KISS' Paul Stanley Says His Book Tells a Universal Story

b_250_0_16777215_00_images_obgrabber_2014-05_64f261bb68.jpgHarper Collins -- KISS frontman Paul Stanley's autobiography, Face the Music: A Life Exposed, landed at #2 on The New York Times' Hardcover Non-Fiction Best Sellers list.  The book distinguished itself among the tell-alls penned by KISS' founding members -- of which Stanley's was the last -- in that it detailed the singer's struggle overcoming a physical deformity, a less-than-supportive family during childhood and a struggle to be happy, even during the band's period of explosive popularity.

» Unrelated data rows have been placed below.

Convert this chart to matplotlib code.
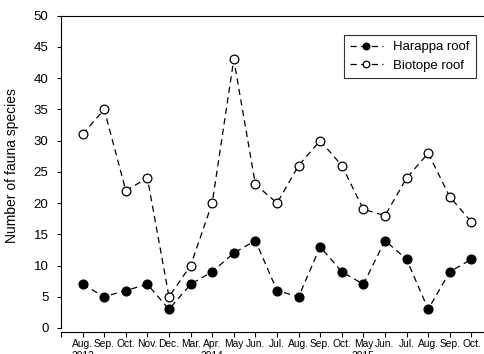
import matplotlib
matplotlib.use("Agg")
import matplotlib.pyplot as plt

plt.rcParams['font.family'] = ['Liberation Sans', 'DejaVu Sans']

months = ["Aug.", "Sep.", "Oct.", "Nov.", "Dec.", "Mar.", "Apr.", "May", "Jun.", "Jul.",
          "Aug.", "Sep.", "Oct.", "May", "Jun.", "Jul.", "Aug.", "Sep.", "Oct."]
years = {0: "2013", 6: "2014", 13: "2015"}
harappa = [7, 5, 6, 7, 3, 7, 9, 12, 14, 6, 5, 13, 9, 7, 14, 11, 3, 9, 11]
biotope = [31, 35, 22, 24, 5, 10, 20, 43, 23, 20, 26, 30, 26, 19, 18, 24, 28, 21, 17]

W, H = 485, 354
fig = plt.figure(figsize=(W / 100, H / 100), dpi=100)
left_px, top_px, bottom_px = 61, 15.7, 328
width_px = 21.6 * 20
height_px = bottom_px - top_px
ax = fig.add_axes([left_px / W, (H - bottom_px) / H, width_px / W, height_px / H])

x = list(range(1, len(months) + 1))
dash = (0, (5, 3.5))
ax.plot(x, harappa, linestyle=dash, color='black', lw=0.9, marker='o', ms=6.3,
        mfc='black', mec='black', label='Harappa roof')
ax.plot(x, biotope, linestyle=dash, color='black', lw=0.9, marker='o', ms=6.3,
        mfc='white', mec='black', mew=0.9, label='Biotope roof')

ax.set_xlim(0, 20)
ax.set_ylim(0, 50)
ax.set_yticks(range(0, 51, 5))
ax.tick_params(axis='y', labelsize=9.5, length=3, width=0.8, pad=6, direction='out')

labels = []
for i, m in enumerate(months):
    labels.append(m + ("\n" + years[i] if i in years else ""))
ax.set_xticks([0] + x)
ax.set_xticklabels([""] + labels, linespacing=1.25)
ax.tick_params(axis='x', labelsize=7.4, length=3.5, width=0.8, pad=1.5, direction='out')

ax.spines['bottom'].set_position(('outward', 3))
for s in ax.spines.values():
    s.set_linewidth(0.8)

ax.set_ylabel("Number of fauna species", fontsize=10)
ax.yaxis.set_label_coords(-(left_px - 19) / width_px, (bottom_px - 166) / height_px)

leg = ax.legend(loc='upper left',
                bbox_to_anchor=((344 - left_px) / width_px, (bottom_px - 35) / height_px),
                borderaxespad=0,
                fontsize=9.5, frameon=True, fancybox=False, edgecolor='black',
                handlelength=2.5, handletextpad=0.8, borderpad=0.45, labelspacing=0.5,
                markerscale=0.75)
leg.get_frame().set_linewidth(0.8)

fig.savefig("out.png", dpi=100)
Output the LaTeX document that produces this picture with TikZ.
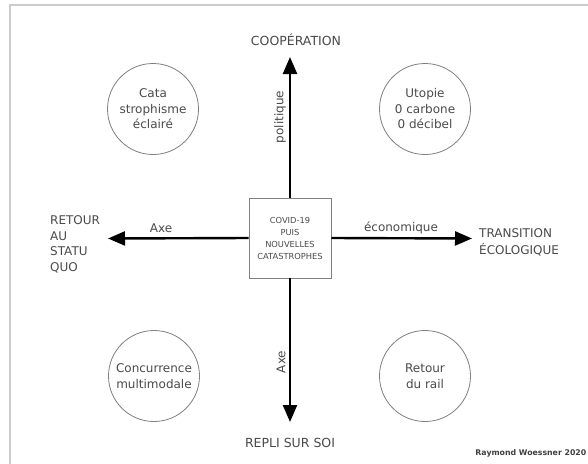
\documentclass[tikz,border=0pt]{standalone}
\usepackage{fontspec}
\setmainfont{DejaVu Sans}
\usetikzlibrary{arrows.meta}
\definecolor{txtgray}{HTML}{4A4A4A}
\definecolor{framegray}{HTML}{CCCCCC}
\definecolor{circgray}{HTML}{808080}
\tikzset{
  axis/.style={line width=2.4pt, black, -{Triangle[length=17pt,width=14pt]}},
  lbl/.style={text=txtgray, font=\fontsize{12}{14}\selectfont, inner sep=1pt},
  capslbl/.style={text=txtgray, font=\fontsize{12.5}{14}\selectfont, inner sep=1pt},
  pole/.style={text=txtgray, font=\fontsize{12}{15.5}\selectfont, inner sep=0pt, align=left},
  scen/.style={circle, draw=circgray, line width=0.8pt, minimum size=91pt, inner sep=0pt,
    align=center, text=txtgray, font=\fontsize{12}{15.5}\selectfont},
  centrebox/.style={draw=circgray, line width=0.9pt, minimum width=82pt, minimum height=80pt,
    align=center, text=txtgray, inner sep=1pt, font=\fontsize{8.3}{12}\selectfont}
}
\begin{document}
\begin{tikzpicture}[x=1pt,y=-1pt]
\useasboundingbox (0,0) rectangle (588,463);
\clip (0,0) rectangle (588,463);
\fill[white] (0,0) rectangle (588,463);
\draw[framegray, line width=2pt] (10,5) rectangle (620,490);

\node[centrebox] (box) at (290,238) {COVID-19\\PUIS\\NOUVELLES\\CATASTROPHES};

\coordinate (topend) at (290,57);
\coordinate (botend) at (290,422);
\coordinate (leftend) at (108,238.5);
\coordinate (rightend) at (472,238.5);

\draw[axis] (box.north) -- (topend);
\draw[axis] (box.south) -- (botend);
\draw[axis] (box.west) -- (leftend);
\draw[axis] (box.east) -- (rightend);

\node[capslbl] (coop) at (296,40) {COOPÉRATION};
\node[capslbl] (repli) at (290,443) {REPLI SUR SOI};
\node[pole, anchor=west] (retour) at (50,244.5) {RETOUR\\AU\\STATU\\QUO};
\node[pole, anchor=west, font=\fontsize{12}{17}\selectfont] (trans) at (479,242) {TRANSITION\\ÉCOLOGIQUE};

\node[lbl] (axeL) at (161,228) {Axe};
\node[lbl] (eco) at (401,228) {économique};
\node[lbl, rotate=90] (pol) at (280,117) {politique};
\node[lbl, rotate=90] (axeD) at (281,362) {Axe};

\node[scen] (tl) at (153,109) {Cata\\strophisme\\éclairé};
\node[scen] (tr) at (425,109) {Utopie\\0 carbone\\0 décibel};
\node[scen] (bl) at (154,376) {Concurrence\\multimodale};
\node[scen] (br) at (425,376) {Retour\\du rail};

\node[anchor=east, inner sep=0pt, text=black!75, font=\bfseries\fontsize{7.8}{9}\selectfont] (sig) at (586.5,453) {Raymond Woessner 2020};
\end{tikzpicture}
\end{document}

The memoir was published just before KISS' recent induction into the Rock and Roll Hall of Fame, which included a lot of highly publicized sniping between band members and the Hall, and also between the band members themselves.  There were a number of less-than-savory remarks about band mates Gene Simmons, Ace Frehley and Peter Criss made by Stanley in Face the Music, but he tells ABC News Radio that the conflict in the book -- which has been highlighted in the press -- is greatly exaggerated.  "When you have a 450-page book and you take four quotes out of it, you can turn an autobiography into a travelogue, or into a cookbook.  Things [were] blown up bigger than they actually are."

Stanley also says that now that the dust-ups have settled, what makes his book substantial for readers -- whether or not they're KISS fans -- is that his story is a universal one.  "How great is it to be able to say, 'I'm not that different than you, I've had my struggles and my issues and it doesn't define me'?" he tells ABC News Radio.  "How you deal with your obstacles is how you define yourself, not the obstacles themselves.  It's what you do when you're faced with adversity [that matters]."

Paul Stanley: Face the Music: A Life Exposed is available in print, audio and digital formats now.